If you lined up a table of second-tier players with ticks for points of strength and stake in the outcome, it would be hard to find somebody with more promise than Brocade. The company is a combination of a data center switching vendor and a virtual router vendor, at a time when data centers are the future of the cloud layer and virtual routing is the future of L2/L3. They have no major assets they have to protect, so they could mark a lot of others’ territory without stepping in anything unpleasant. They have good operator engagement in both SDN and NFV, good representation in the standards groups that count, and a new CMO who has a reputation for aggression. For now, though, the aggression isn’t manifesting as I’d hoped. Brocade can support the NGN evolution but they don’t have the positioning to drive the engagement. In a market where operators have to take a significant risk to evolve, you can’t win if you don’t inspire.

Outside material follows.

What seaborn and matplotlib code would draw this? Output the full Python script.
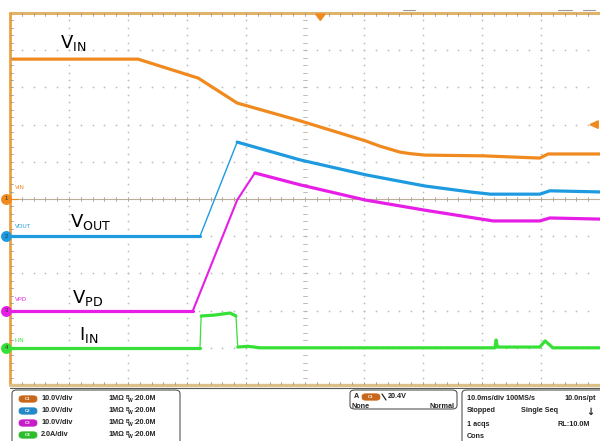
import numpy as np
import pandas as pd
import matplotlib
matplotlib.use("Agg")
import matplotlib.pyplot as plt
import seaborn as sns
from matplotlib.patches import FancyBboxPatch, Polygon

# ---------------- data (time in ms, values in channel units) ----------------
vin_t = [0, 21.7, 31.9, 38.5, 49.2, 60.3, 62.7, 66.1, 67.8, 70.3, 80.2, 89.8, 91.2, 100]
vin_v = [37.6, 37.6, 32.5, 25.8, 21.0, 15.6, 14.2, 12.6, 12.2, 11.8, 11.6, 11.0, 12.1, 12.1]

vout_t = [0, 32.2, 38.5, 49.2, 60.3, 70.3, 78.0, 81.4, 89.8, 91.5, 100]
vout_v = [0, 0, 25.3, 20.5, 16.5, 13.5, 11.9, 11.3, 11.3, 12.2, 11.9]

vpd_t = [0, 31.0, 38.5, 41.5, 49.2, 60.3, 70.3, 81.9, 89.8, 91.5, 100]
vpd_v = [0, 0, 29.7, 37.0, 33.8, 29.7, 27.0, 24.1, 24.1, 24.9, 24.6]

iin_t = [0, 32.2, 32.4, 34.7, 37.3, 38.3, 38.6, 40.3, 42.4, 82.2, 82.4, 82.6, 89.8, 90.7, 92.0, 100]
iin_v = [0, 0, 1.71, 1.76, 1.87, 1.71, 0.04, 0.08, 0, 0, 0.42, 0.04, 0.04, 0.37, 0, 0]

channels = ["VIN", "VOUT", "VPD", "I-IN"]
ch_scale = [10.0, 10.0, 10.0, 2.0]        # units per division
ch_offset = [5.0, 4.0, 2.0, 1.0]          # ground marker position (div)
ch_colors = ["#f08a1e", "#1e9be0", "#e61ee6", "#36e036"]
ch_labels = ["V$_{\\mathregular{IN}}$", "V$_{\\mathregular{OUT}}$",
             "V$_{\\mathregular{PD}}$", "I$_{\\mathregular{IN}}$"]
label_pos = [(0.85, 9.2), (1.02, 4.38), (1.05, 2.33), (1.17, 1.35)]
ch_settings = ["10.0V/div", "10.0V/div", "10.0V/div", "2.0A/div"]
time_per_div = 10.0

traces = [(vin_t, vin_v), (vout_t, vout_v), (vpd_t, vpd_v), (iin_t, iin_v)]
# fast edges are drawn thinner (index ranges into each trace), style only
thin_edges = [[], [(1, 2, 1.0)], [(1, 3, 1.5)], [(1, 2, 0.9), (5, 6, 0.9)]]

# ---------------- figure ----------------
sns.set_style("white")
plt.rcParams["font.family"] = ["Liberation Sans", "DejaVu Sans"]
plt.rcParams["mathtext.default"] = "regular"

W, H = 600, 441
fig = plt.figure(figsize=(6.0, 4.41), dpi=100)
fig.patch.set_facecolor("white")
x0, x1, ytop, ybot = 10, 600, 13, 385
ax = fig.add_axes([x0 / W, (H - ybot) / H, (x1 - x0) / W, (ybot - ytop) / H])

# grid dots
gc = "#bdbdbd"
minor = np.arange(1, 50) / 5.0
for gx in [1, 2, 3, 4, 6, 7, 8, 9]:
    ax.scatter(np.full_like(minor, gx), minor, s=1.6, color=gc, lw=0, zorder=1)
for gy in [1, 2, 3, 4, 6, 7, 8, 9]:
    ax.scatter(minor, np.full_like(minor, gy), s=1.6, color=gc, lw=0, zorder=1)

# center crosshair
ax.axhline(5, color="#bcae98", lw=0.8, zorder=1)
for m in minor:
    ax.plot([m, m], [5 - 0.06, 5 + 0.06], color="#a8a098", lw=0.6, zorder=1)
    ax.plot([5 - 0.04, 5 + 0.04], [m, m], color="#b8b0a8", lw=0.6, zorder=1)

# traces
for (t, v), sc, off, col, edges in zip(traces, ch_scale, ch_offset, ch_colors, thin_edges):
    xs = np.array(t) / time_per_div
    ys = off + np.array(v) / sc
    n = len(xs)
    # split into thick / thin pieces
    cuts = [(0, n - 1, 2.3)]
    pieces = []
    start = 0
    for (a, b, w) in edges:
        if a > start:
            pieces.append((start, a, 2.3))
        pieces.append((a, b, w))
        start = b
    if start < n - 1:
        pieces.append((start, n - 1, 2.3))
    if not pieces:
        pieces = cuts
    for a, b, w in pieces:
        df = pd.DataFrame({"x": xs[a:b + 1], "y": ys[a:b + 1]})
        sns.lineplot(data=df, x="x", y="y", sort=False, estimator=None, color=col,
                     lw=w, ax=ax, zorder=3, solid_capstyle="round")

ax.set_xlim(0, 10)
ax.set_ylim(0, 10)
ax.axis("off")

# big labels
for (lx, ly), lab in zip(label_pos, ch_labels):
    ax.text(lx, ly, lab, fontsize=13, color="black", va="center", ha="left",
            family=["DejaVu Sans"], zorder=5)

# small channel names near markers
small_pos = [5.3, 4.25, 2.3, 1.2]
for sy, name, col in zip(small_pos, channels, ch_colors):
    ax.text(0.08, sy, name, fontsize=4.2, color=col, va="center", ha="left", zorder=5)

# borders
ax.plot([0, 10], [10, 10], color="#e0b468", lw=2.2, clip_on=False, zorder=4)
ax.plot([0, 0], [0, 10], color="#eea040", lw=2.0, clip_on=False, zorder=4)
ax.plot([0, 10], [0, 0], color="#dcc088", lw=2.4, clip_on=False, zorder=4)
ax.plot([0, 10], [-0.07, -0.07], color="#555555", lw=0.8, clip_on=False, zorder=4)
for m in np.arange(1, 50) / 5.0:
    ax.plot([m, m], [10, 10 - 0.09], color="#999999", lw=0.6, zorder=4)
    ax.plot([m, m], [0, 0 + 0.09], color="#999999", lw=0.6, zorder=4)
    ax.plot([0, 0.05], [m, m], color="#999999", lw=0.6, zorder=4)

# channel ground markers
for off, col, i in zip(ch_offset, ch_colors, range(4)):
    ax.plot([-0.06, 0.13], [off, off], color=col, lw=0.8, clip_on=False, zorder=5)
    ax.scatter([-0.065], [off], s=62, color=col, lw=0, clip_on=False, zorder=6)
    ax.text(-0.065, off, str(i + 1), fontsize=4.2, color="#333333", ha="center",
            va="center", zorder=7, clip_on=False)

# trigger markers
ax.add_patch(Polygon([[5.18, 9.97], [5.34, 9.97], [5.26, 9.8]], closed=True,
                     color="#f08a1e", zorder=6, clip_on=False))
ax.add_patch(Polygon([[9.83, 7.0], [9.97, 7.1], [9.97, 6.9]], closed=True,
                     color="#f08a1e", zorder=6, clip_on=False))
for a, b in [(403, 415), (558, 572), (583, 595)]:
    fig.add_artist(plt.Line2D([a / W, b / W], [(H - 10) / H, (H - 10) / H],
                              color="#999999", lw=0.8))

# ---------------- bottom info panel ----------------
def fx(px):
    return px / W

def fy(py):
    return (H - py) / H

def rbox(xa, ya, xb, yb):
    fig.add_artist(FancyBboxPatch((fx(xa), fy(yb)), fx(xb) - fx(xa), fy(ya) - fy(yb),
                                  boxstyle="round,pad=0,rounding_size=0.008",
                                  fc="white", ec="#555555", lw=0.8,
                                  transform=fig.transFigure))

def pill(xa, yc, col, txt):
    fig.add_artist(FancyBboxPatch((fx(xa), fy(yc + 3.2)), fx(18), fy(0) - fy(6.4),
                                  boxstyle="round,pad=0,rounding_size=0.006",
                                  fc=col, ec=col, lw=0.5, transform=fig.transFigure))
    fig.text(fx(xa + 9), fy(yc), txt, fontsize=3.2, color="#ffffff", ha="center",
             va="center", weight="bold")

def t(px, py, s, ha="left", size=5.2):
    fig.text(fx(px), fy(py), s, fontsize=size, weight="bold", color="#222222",
             ha=ha, va="center")

rbox(12, 390, 180, 446)
rows = [399, 411, 423, 435]
pill_cols = ["#c8661a", "#2488c8", "#c81cc8", "#2cbc2c"]
for i, ry in enumerate(rows):
    pill(19, ry, pill_cols[i], "C%d" % (i + 1))
    t(41, ry, ch_settings[i])
    t(108, ry, "1M\u03a9")
    t(125.5, ry - 1.6, "B", size=3.6)
    t(128, ry + 1.2, "W", size=3.6)
    t(133, ry, ":20.0M")

rbox(350, 390, 457, 409)
t(354, 397, "A")
pill(362, 397, pill_cols[0], "C1")
fig.add_artist(plt.Line2D([fx(382), fx(386)], [fy(394), fy(400)], color="#222222", lw=0.9))
t(388, 397, "20.4V")
t(352, 406, "None")
t(454, 406, "Normal", ha="right")

rbox(462, 390, 604, 446)
t(467, 398, "10.0ms/div 100MS/s")
t(596, 398, "10.0ns/pt", ha="right")
t(467, 411, "Stopped")
t(521, 411, "Single Seq")
fig.text(fx(590), fy(412), "\u2193", fontsize=7, weight="bold", color="#222222",
         ha="center", va="center", family=["DejaVu Sans"])
t(467, 424, "1 acqs")
t(590, 424, "RL:10.0M", ha="right")
t(467, 436, "Cons")

fig.savefig("out.png", dpi=100, facecolor="white")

Juniper, sadly, looks a lot like the opposite. They have a fixation for boxes and chips to the point where their CTO wants to talk them up to the Street no matter how convincing the trend toward a software-hosted future might be. They have an activist investor who wants near-term share appreciation when the first steps of a revolution could put revenues at risk. They haven’t been a strong marketing company in a decade, they’ve lost a lot of their key people in recent CEO shuffling, and they have never done a good software project or made a stellar acquisition. But…they have some incredible technical assets, including base architectures that are cloud-, SDN-, and NFV-friendly that emerged before anyone had heard of the concepts. Strong leadership, strong marketing, and a firm hand with the Street could even now propel these guys into being what they could have been years ago. But getting those three things may be an insurmountable problem at this point.
So if the kings of the second string aren’t leaping at the throats of the establishment, are there any a bit further back in the pack who might? Well, imagine Brocade without the virtual router. You’d have Extreme (sort of, at least). Extreme was one of the major switching players of the past, left behind as the market giants jumped in with broader portfolios and better account control. The company’s SDN position is not only data-center-centric it’s cloud-centric for the operators, and they’re not a server/cloud vendor. It’s also primarily an OpenDaylight positioning. They have no real NFV position. All this is bad unless you look at things as a blank slate. There are plenty of assets out there that could be combined to create something very good, and Extreme has no barriers to picking one up. And unlike rival-in-the-data-center Arista, Cisco isn’t suing them.
Then we have Overture Networks. Overture is a very narrow player in networking, a Carrier Ethernet second-tier player in fact. While they have good carrier engagement and are not strictly a startup, they are a private company not a public one. Given these points, you could be justified in thinking that Overture has no business in this piece, but you’d be wrong. Their NFV orchestration approach has always been one of the very strongest in the market, and their understanding of the realities of NFV and SDN in the business service space is similarly strong. What’s held Overture back, and may still be doing that, is the fact that they’ve been unwilling to leap wholeheartedly into the NGN deep end. If you sell Carrier Ethernet gear for a living it’s easy to understand why you’d be reluctant to have your sales people out there shilling for total network revolution. Somebody else would get all the money. But Overture is very close to being able to make a complete NFV business case, good enough to take most PoCs into a field trial. If they go the rest of the way….well, you can guess.
You probably see the basic truth of this group at this point—sometimes those with fewer assets fight harder to protect them. The challenge is that there is zero chance that a second-tier player could follow a market to success; they’d be left in the dust of their bigger rivals. SDN and NFV leadership aren’t going to be attained by yelling the acronyms out while facing the nearest reporter, not anymore. Trials are critical now, and you have to be able to present not only real assets but an actual business case to win in 2015. If you don’t have something fairly progressive already in place at this stage, there is little chance to do that.
To me, Overture is the player to watch in this group. While I still believe they underplay their own assets, they have assets to play. There are perhaps two companies that could actually make a business case for NFV at this point, and they’re one of them. However…they just don’t have a lot of upside unless it’s to get bought. Carrier Ethernet gear isn’t the big win area for NFV, its servers and perhaps data center switching. A marriage or merger of Brocade and Overture might be compelling; in fact, the only way that an NGN winner could emerge from this particular segment of the market.